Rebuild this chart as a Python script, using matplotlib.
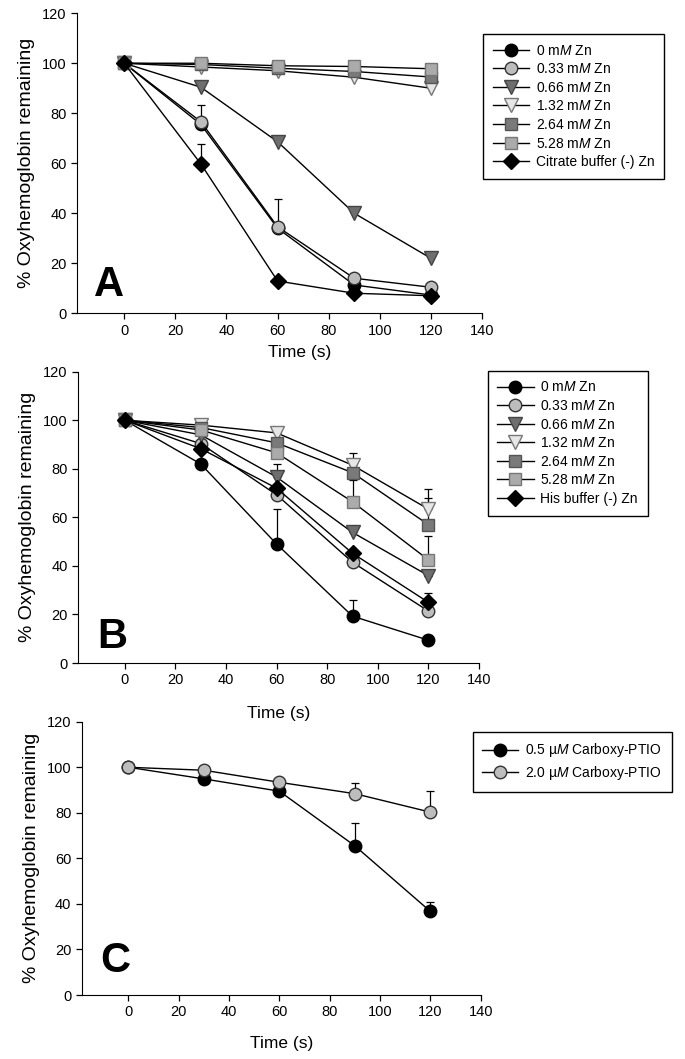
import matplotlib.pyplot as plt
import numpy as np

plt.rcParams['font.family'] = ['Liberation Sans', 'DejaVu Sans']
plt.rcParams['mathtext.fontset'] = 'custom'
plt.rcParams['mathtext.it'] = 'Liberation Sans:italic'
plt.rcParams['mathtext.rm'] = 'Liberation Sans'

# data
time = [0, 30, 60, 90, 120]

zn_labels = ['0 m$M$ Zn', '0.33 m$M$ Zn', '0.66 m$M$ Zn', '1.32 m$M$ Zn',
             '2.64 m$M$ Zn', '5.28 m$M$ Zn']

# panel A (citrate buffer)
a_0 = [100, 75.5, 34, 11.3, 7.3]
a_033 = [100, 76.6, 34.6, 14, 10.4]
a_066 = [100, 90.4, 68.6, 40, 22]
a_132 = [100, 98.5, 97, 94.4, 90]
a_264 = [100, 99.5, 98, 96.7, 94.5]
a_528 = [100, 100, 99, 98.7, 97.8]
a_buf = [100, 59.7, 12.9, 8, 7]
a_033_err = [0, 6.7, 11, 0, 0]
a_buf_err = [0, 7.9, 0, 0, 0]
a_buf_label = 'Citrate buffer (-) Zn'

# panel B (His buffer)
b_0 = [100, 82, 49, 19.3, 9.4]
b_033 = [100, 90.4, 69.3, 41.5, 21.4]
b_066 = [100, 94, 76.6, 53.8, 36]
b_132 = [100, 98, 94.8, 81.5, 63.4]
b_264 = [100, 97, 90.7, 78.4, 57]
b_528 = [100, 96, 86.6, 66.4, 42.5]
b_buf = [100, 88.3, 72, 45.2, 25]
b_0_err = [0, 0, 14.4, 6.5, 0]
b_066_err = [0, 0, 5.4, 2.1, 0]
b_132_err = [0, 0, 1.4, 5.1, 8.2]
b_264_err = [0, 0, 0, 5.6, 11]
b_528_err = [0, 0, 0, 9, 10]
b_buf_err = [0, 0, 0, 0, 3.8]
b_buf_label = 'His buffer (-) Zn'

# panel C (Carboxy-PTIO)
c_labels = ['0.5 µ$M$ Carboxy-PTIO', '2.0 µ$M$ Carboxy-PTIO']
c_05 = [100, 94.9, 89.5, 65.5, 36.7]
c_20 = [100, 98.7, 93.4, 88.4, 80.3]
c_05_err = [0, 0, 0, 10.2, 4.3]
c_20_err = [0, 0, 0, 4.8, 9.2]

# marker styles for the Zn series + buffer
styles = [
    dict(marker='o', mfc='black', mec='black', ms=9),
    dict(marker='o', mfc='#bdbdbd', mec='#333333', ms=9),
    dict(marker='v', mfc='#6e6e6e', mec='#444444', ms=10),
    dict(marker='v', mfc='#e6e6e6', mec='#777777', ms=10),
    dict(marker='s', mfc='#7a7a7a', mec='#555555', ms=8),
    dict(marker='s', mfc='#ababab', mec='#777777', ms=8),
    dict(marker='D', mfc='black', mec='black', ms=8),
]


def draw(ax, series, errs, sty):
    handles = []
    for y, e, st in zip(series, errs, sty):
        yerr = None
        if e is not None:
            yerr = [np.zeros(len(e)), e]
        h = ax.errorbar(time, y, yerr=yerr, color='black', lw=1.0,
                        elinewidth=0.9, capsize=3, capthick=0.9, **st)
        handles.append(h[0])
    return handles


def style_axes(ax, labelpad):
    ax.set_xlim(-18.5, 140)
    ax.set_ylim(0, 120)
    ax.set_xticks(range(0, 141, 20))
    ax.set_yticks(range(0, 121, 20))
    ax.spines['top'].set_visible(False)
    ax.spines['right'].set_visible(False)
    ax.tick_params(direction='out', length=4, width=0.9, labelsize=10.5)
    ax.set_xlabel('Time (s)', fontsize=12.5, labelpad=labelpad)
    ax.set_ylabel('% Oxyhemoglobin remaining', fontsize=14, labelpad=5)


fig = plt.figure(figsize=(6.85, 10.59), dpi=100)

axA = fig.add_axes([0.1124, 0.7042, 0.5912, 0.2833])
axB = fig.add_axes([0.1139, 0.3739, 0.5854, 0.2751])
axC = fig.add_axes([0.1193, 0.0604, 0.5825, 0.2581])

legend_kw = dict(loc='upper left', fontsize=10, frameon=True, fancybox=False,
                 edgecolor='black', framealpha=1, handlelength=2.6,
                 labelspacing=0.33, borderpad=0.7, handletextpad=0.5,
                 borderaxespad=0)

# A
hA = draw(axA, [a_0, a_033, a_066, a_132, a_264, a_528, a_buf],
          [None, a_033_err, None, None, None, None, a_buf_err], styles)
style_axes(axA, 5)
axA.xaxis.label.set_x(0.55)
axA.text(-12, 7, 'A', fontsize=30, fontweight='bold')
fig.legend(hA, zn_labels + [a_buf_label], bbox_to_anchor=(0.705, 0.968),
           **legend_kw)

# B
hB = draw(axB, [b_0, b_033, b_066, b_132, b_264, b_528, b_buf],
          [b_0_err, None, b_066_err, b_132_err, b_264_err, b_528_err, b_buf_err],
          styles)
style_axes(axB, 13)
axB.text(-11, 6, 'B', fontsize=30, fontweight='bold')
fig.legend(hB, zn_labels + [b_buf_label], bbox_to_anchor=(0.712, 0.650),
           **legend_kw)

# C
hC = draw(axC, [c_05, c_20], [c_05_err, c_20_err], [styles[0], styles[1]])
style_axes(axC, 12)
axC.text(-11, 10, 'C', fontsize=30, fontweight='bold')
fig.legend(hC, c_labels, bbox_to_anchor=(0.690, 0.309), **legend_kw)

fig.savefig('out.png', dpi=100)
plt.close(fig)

Your goal ->
Return exactly what appears from the opening line of the material through the line with "a_buf_label = 'Citrate buffer (-) Zn'", apart from the pictures.

Full solution ->
Rebuild this chart as a Python script, using matplotlib.
import matplotlib.pyplot as plt
import numpy as np

plt.rcParams['font.family'] = ['Liberation Sans', 'DejaVu Sans']
plt.rcParams['mathtext.fontset'] = 'custom'
plt.rcParams['mathtext.it'] = 'Liberation Sans:italic'
plt.rcParams['mathtext.rm'] = 'Liberation Sans'

# data
time = [0, 30, 60, 90, 120]

zn_labels = ['0 m$M$ Zn', '0.33 m$M$ Zn', '0.66 m$M$ Zn', '1.32 m$M$ Zn',
             '2.64 m$M$ Zn', '5.28 m$M$ Zn']

# panel A (citrate buffer)
a_0 = [100, 75.5, 34, 11.3, 7.3]
a_033 = [100, 76.6, 34.6, 14, 10.4]
a_066 = [100, 90.4, 68.6, 40, 22]
a_132 = [100, 98.5, 97, 94.4, 90]
a_264 = [100, 99.5, 98, 96.7, 94.5]
a_528 = [100, 100, 99, 98.7, 97.8]
a_buf = [100, 59.7, 12.9, 8, 7]
a_033_err = [0, 6.7, 11, 0, 0]
a_buf_err = [0, 7.9, 0, 0, 0]
a_buf_label = 'Citrate buffer (-) Zn'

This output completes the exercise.